Directed by Brad Bird
Running time: 110 minutes

A sort of Kremlinology is growing up around the Pixar movies where the films are not taken as mere exercises in family entertainment, but cryptic messages from the management about how they see the world. In The Incredibles, for instance, the family is said to represent that special minority that's loyal to Apple, which is constantly belittled and oppressed by the bleating masses of Windows users, and the ugly, geeky villain who wants to give superpowers away for free to just anyone is Bill Gates, or maybe Google.

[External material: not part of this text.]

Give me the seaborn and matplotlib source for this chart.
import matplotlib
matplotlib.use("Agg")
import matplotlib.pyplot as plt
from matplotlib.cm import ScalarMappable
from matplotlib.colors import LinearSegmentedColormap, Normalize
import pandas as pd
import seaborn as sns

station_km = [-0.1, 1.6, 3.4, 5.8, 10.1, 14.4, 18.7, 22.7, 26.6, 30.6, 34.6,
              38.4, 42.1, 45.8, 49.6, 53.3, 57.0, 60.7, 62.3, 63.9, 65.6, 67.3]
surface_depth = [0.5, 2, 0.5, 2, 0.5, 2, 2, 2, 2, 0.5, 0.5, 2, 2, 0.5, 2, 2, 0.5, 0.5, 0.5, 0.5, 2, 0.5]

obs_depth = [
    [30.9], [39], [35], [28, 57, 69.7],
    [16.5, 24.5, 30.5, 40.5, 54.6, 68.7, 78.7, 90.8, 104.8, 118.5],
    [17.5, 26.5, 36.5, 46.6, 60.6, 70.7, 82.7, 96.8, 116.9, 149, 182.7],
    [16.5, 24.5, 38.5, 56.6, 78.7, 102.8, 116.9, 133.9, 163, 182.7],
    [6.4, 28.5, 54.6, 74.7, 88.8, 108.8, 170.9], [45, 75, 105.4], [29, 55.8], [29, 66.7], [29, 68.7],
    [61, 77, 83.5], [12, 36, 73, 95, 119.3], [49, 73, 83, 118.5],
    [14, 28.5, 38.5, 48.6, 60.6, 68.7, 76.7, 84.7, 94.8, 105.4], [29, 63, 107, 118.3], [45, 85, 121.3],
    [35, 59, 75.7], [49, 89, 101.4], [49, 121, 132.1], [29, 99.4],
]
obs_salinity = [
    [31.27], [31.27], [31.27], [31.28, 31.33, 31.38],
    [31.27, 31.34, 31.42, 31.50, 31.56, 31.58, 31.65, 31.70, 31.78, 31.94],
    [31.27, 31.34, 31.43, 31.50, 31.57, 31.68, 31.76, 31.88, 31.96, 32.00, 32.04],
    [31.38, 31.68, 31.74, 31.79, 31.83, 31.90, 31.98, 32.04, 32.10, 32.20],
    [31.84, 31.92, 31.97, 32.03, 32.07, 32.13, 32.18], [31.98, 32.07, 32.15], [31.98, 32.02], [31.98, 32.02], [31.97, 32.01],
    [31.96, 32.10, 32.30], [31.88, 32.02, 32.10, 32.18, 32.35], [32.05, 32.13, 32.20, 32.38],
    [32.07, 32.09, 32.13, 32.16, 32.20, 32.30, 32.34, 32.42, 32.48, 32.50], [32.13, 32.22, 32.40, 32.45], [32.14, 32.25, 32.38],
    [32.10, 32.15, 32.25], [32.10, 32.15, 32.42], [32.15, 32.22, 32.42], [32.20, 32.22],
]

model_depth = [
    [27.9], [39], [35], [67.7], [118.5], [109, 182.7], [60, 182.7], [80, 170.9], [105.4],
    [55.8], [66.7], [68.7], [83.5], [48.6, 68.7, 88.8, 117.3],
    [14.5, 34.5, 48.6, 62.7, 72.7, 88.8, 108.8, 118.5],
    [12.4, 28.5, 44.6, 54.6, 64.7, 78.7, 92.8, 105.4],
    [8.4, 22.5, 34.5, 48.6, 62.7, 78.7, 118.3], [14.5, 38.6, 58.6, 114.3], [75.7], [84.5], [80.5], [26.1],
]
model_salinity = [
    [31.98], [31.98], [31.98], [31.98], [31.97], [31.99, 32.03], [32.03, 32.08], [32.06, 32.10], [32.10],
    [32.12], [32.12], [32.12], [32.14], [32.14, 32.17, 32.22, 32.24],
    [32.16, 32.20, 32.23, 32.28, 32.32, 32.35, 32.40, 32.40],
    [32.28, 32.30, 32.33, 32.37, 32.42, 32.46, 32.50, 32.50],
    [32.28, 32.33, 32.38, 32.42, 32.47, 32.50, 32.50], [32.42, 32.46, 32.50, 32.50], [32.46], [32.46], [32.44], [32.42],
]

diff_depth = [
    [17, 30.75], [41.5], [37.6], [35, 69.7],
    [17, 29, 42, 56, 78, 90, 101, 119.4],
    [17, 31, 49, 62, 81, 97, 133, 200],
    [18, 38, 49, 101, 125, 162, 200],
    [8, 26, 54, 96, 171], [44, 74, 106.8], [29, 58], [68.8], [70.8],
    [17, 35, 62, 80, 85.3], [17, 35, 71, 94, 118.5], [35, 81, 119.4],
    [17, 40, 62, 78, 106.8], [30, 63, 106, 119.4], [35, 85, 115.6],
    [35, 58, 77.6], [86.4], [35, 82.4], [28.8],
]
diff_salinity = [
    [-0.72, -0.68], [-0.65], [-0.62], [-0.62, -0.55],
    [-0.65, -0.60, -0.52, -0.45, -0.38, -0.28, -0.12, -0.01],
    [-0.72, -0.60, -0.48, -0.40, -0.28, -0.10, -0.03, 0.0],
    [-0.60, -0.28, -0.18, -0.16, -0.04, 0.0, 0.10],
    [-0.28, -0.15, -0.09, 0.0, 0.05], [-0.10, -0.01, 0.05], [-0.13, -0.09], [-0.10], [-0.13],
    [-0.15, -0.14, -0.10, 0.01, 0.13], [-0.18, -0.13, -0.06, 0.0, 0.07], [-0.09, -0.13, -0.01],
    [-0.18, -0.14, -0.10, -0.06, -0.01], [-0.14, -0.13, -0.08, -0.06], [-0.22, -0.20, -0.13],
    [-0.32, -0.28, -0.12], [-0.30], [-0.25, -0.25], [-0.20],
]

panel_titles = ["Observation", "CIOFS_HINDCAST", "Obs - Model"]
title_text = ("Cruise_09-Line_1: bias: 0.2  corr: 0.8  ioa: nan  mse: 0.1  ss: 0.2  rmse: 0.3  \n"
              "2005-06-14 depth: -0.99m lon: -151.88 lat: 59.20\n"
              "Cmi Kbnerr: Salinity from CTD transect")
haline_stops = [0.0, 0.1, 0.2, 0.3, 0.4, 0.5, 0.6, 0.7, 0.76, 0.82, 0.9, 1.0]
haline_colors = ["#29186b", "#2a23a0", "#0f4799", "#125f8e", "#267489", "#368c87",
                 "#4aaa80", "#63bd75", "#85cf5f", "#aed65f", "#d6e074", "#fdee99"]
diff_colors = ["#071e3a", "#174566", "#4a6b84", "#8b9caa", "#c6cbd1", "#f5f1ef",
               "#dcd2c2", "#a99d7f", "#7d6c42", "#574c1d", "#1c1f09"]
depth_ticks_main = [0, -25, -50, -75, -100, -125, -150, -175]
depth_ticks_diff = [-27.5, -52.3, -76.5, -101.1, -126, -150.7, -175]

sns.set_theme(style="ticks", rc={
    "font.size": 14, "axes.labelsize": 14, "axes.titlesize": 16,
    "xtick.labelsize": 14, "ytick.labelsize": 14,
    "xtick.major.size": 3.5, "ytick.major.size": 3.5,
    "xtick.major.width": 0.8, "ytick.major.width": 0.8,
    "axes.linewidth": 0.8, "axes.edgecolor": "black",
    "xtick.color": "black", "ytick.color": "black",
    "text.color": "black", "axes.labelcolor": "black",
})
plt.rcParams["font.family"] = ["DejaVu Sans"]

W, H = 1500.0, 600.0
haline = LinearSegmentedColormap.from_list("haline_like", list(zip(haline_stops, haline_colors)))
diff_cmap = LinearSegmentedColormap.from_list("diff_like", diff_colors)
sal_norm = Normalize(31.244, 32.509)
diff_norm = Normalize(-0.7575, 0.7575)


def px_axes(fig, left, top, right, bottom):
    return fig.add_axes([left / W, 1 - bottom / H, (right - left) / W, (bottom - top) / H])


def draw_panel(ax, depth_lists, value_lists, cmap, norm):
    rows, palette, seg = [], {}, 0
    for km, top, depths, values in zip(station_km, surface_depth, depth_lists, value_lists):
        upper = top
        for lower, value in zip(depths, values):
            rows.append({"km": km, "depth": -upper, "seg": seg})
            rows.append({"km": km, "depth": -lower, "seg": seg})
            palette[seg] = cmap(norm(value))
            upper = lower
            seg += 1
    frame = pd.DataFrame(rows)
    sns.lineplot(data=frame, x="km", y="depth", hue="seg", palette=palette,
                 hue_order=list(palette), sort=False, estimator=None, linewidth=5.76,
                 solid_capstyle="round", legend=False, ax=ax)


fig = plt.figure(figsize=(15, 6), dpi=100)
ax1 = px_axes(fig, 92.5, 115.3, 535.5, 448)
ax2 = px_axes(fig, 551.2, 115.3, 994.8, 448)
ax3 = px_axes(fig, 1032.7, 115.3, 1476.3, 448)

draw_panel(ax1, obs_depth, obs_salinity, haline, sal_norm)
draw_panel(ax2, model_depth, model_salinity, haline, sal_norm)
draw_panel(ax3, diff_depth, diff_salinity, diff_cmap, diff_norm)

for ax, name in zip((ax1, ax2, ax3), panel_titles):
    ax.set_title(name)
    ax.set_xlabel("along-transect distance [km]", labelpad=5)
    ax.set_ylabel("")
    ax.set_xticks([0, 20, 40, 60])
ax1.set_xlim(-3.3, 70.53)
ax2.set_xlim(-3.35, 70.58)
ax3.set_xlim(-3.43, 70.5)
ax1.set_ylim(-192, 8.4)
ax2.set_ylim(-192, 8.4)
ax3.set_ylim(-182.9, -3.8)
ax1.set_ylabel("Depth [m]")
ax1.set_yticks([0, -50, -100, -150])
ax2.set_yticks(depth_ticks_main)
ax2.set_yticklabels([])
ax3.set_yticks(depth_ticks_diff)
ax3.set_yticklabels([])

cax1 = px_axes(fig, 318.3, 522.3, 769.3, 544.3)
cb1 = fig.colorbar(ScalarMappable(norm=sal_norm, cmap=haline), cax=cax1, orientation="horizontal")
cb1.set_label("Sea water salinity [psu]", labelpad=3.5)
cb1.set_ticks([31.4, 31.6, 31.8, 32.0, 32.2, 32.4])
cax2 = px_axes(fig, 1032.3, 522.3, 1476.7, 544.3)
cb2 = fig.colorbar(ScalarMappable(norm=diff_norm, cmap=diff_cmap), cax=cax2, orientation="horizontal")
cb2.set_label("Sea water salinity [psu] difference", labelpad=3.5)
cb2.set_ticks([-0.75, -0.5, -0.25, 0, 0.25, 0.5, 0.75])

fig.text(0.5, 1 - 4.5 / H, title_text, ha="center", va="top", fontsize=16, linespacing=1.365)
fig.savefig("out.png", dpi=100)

Ratatouille, in this context, is the story of Pixar taking over the Disney animation division. The late, legendary Chef Gusteau (Brad Garrett) represents Walt Disney, while the scheming, merchandising Chef Skinner (Ian Holm) is the later Disney management, especially Michael Eisner. Our hero Remy the rat (Patton Oswalt), who has a gift for cooking, is Pixar bringing true art back to the company. The critic Anton Ego (Peter O'Toole) is, of course, a critic. (To give you an idea of what this movie thinks of critics, it considers being in finance, not exactly an occupation of which many movies approve, to be a step up from being a critic.)

Whether it's a parable, or just a story about a guy separated from his family in a panicked Dunkirk-like evacuation and left with only his dreams and talent to sustain him, it's another solid product in typical Pixar fashion-- cheering, engaging, technically flawless, and utterly predictable. You should not by any means let the last part dissuade you from seeing a very good movie. But the Pixar approach doesn't seem to have a truly great movie in it. It follows the recipe with absolute precision, but it's missing that extra spice, that secret ingredient, that would turn an enjoyable way to while away an afternoon into something truly wonderful.

And would it have killed them to explain what the plot-critical title dish actually is?